The Sudanese leaders found out, though, that separating the guerrillas from the people cuts both ways. It could also mean that the refugee cities became a new organising base. In Syria, they are close to the borders with Lebanon and Turkey, close, in another sense, to the world. The whole story is well reported in this NYT piece. So, perhaps C.J. Chivers is right, or perhaps Assad is heading for a long, but losing fight.
Of course, if he’s right on another score, and the rebels are getting anti-aircraft weapons, it might not be so short.
I’ll leave speculating about how two pounds of high explosive and very low velocity (one of his brother-officers shot at them with his rifle and regularly exploded them in the air) dug into the earth that much to Erik Lund.
Dugouts weren’t that deep in 1915, at least not on the British side; the Allies were still rubbish at field fortification. A kilo of explosive might well be enough to cave them in if it hit them right on top.
Or Graves was just exaggerating. He did make stuff up in Goodbye to All That from time to time, like removing bullets from the ammo belts so that the machineguns would tap out recognisable rhythms. (Wouldn’t work, I am pretty sure, because you need the gas or recoil from one shot to load the next round in.

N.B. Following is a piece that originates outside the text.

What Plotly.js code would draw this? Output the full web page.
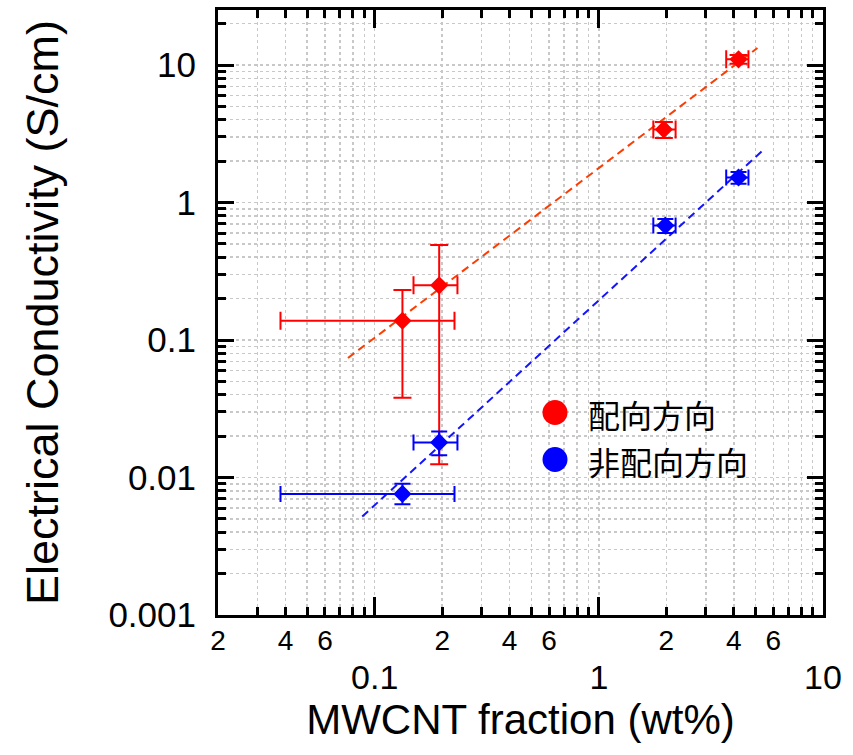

If you have a dud round, the gun just stops firing.) And playing clay-pigeons with a rifle at 200m sounds similarly dubious.
Re Jamie’s tweet – didn’t the Russians use fuel-air explosives in Chechnya as weapons of general destruction? Though that may well be an outlier.

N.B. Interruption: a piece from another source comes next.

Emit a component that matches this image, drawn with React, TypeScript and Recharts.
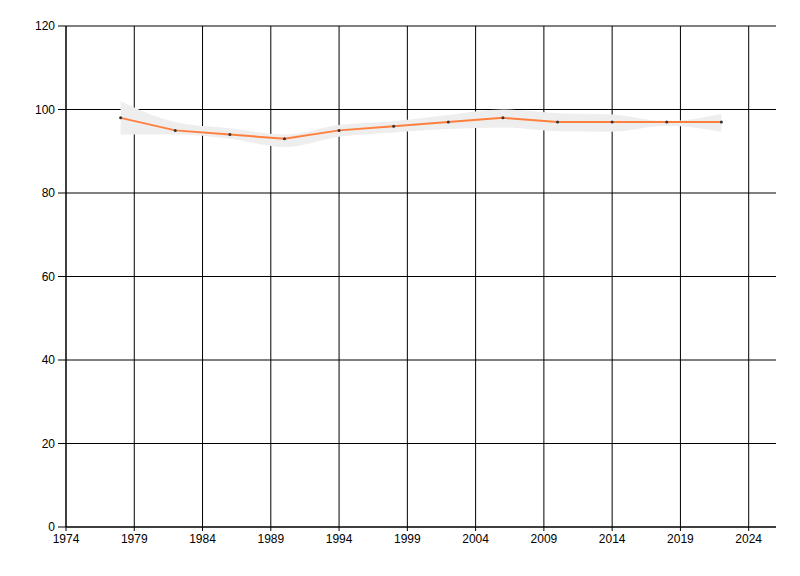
import { ComposedChart, Line, Area, XAxis, YAxis, CartesianGrid } from 'recharts'

const years = [1978, 1982, 1986, 1990, 1994, 1998, 2002, 2006, 2010, 2014, 2018, 2022]
const values = [98, 95, 94, 93, 95, 96, 97, 98, 97, 97, 97, 97]
const lower = [94, 94, 93, 91, 93.5, 94.5, 95.3, 95.7, 94.8, 94.7, 96.1, 94.7]
const upper = [102, 97, 95.5, 94, 96.3, 97.2, 98.7, 100, 99.1, 98.8, 97.2, 98.9]

const xTicks = [1974, 1979, 1984, 1989, 1994, 1999, 2004, 2009, 2014, 2019, 2024]
const yTicks = [0, 20, 40, 60, 80, 100, 120]

const data = years.map((year, i) => ({
  year,
  value: values[i],
  band: [lower[i], upper[i]],
}))

const tickStyle = { fill: '#000', fontSize: 12, fontFamily: '"Liberation Sans Narrow", "Liberation Sans", Arial, sans-serif' }

export default function App() {
  return (
    <ComposedChart width={784} height={560} data={data} margin={{ top: 18, right: 16, left: 0, bottom: 0 }}>
      <CartesianGrid stroke="#000" strokeWidth={1} horizontalValues={yTicks} verticalValues={xTicks} />
      <XAxis
        dataKey="year"
        type="number"
        domain={[1974, 2026]}
        ticks={xTicks}
        interval={0}
        allowDataOverflow
        height={41}
        tick={tickStyle}
        tickSize={4}
        tickMargin={3}
        stroke="#000"
      />
      <YAxis
        type="number"
        domain={[0, 120]}
        ticks={yTicks}
        interval={0}
        width={58}
        tick={tickStyle}
        tickSize={8}
        tickMargin={3}
        stroke="#000"
      />
      <Area
        dataKey="band"
        type="monotone"
        fill="#eeeeee"
        fillOpacity={1}
        stroke="none"
        isAnimationActive={false}
        activeDot={false}
      />
      <Line
        dataKey="value"
        type="linear"
        stroke="#ff7f3f"
        strokeWidth={2}
        dot={{ r: 1.5, fill: '#333', stroke: 'none' }}
        activeDot={false}
        isAnimationActive={false}
      />
    </ComposedChart>
  )
}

I wonder who’s manufacturing the Syrian bombs; if you’re going to drop them from aircraft you’d want someone reasonably skilled doing it so that you didn’t down your own air force. Which might suggest that the supply problems are in the munitions chain rather than in the maintenance personnel area.
Air America used to drop home-made bombs as air support for the royalists in Cambodia. Improvised napalm made out of aviation fuel and Tide, with white phos grenades as triggers. As well as ammo and so on.
I spoke to an old AA pilot who knew of the drops but didn’t actually do them himself. Legally, you see, AA was only supposed to be doing civilian passengers and humanitarian cargo. “We used to drop a lot of rice,” he told me. “And that was regular rice, or it was what we called hard rice, which is rice that comes in 5.56 or 7.62 or 105.”
The Graves brings to mind this bit:
“I have heard it ruled that the minenwerfer was unimportant, and its effect principally (to use the obtuse English of this subject) moral. But in stationary war it seemed to me to make large holes not only in the nervous but also in the trench system. My first glimpse of what I likened to a small black cask wabbling over and over in the air at a great height above us produced from me the remark: What a large rifle-grenade! The cask pounced down with speed and a corner of the brickstack flew in a violence of dust and smoke; but meanwhile other ‘airy devils hovered,’ and Corporal Rowland, who had smilingly corrected my error about rifle-grenades, watched with as keen an eye as ever faced fast bowler, and scuttled one way or the other There was nothing for it but to copy experience, and experience was nothing but a casual protection, for one of our soundest officers was killed at the entrance to the brickstacks. I still hear the voices of his friends, sharing this news, shocked and sad. A problem also recurs to me, which became for a time a bad dream; in the narrow slit, already knocked nearly shapeless, and sloppy with rain, which led from our company headquarters towards the rear, a large ‘minny’ fell but did not explode. Something must be done about it, quickly — for traffic must pass, day and night. I suppose that this dud was presently set off by an electrical charge, but it had an awkward effect on a person expecting to pass that way — the only way.”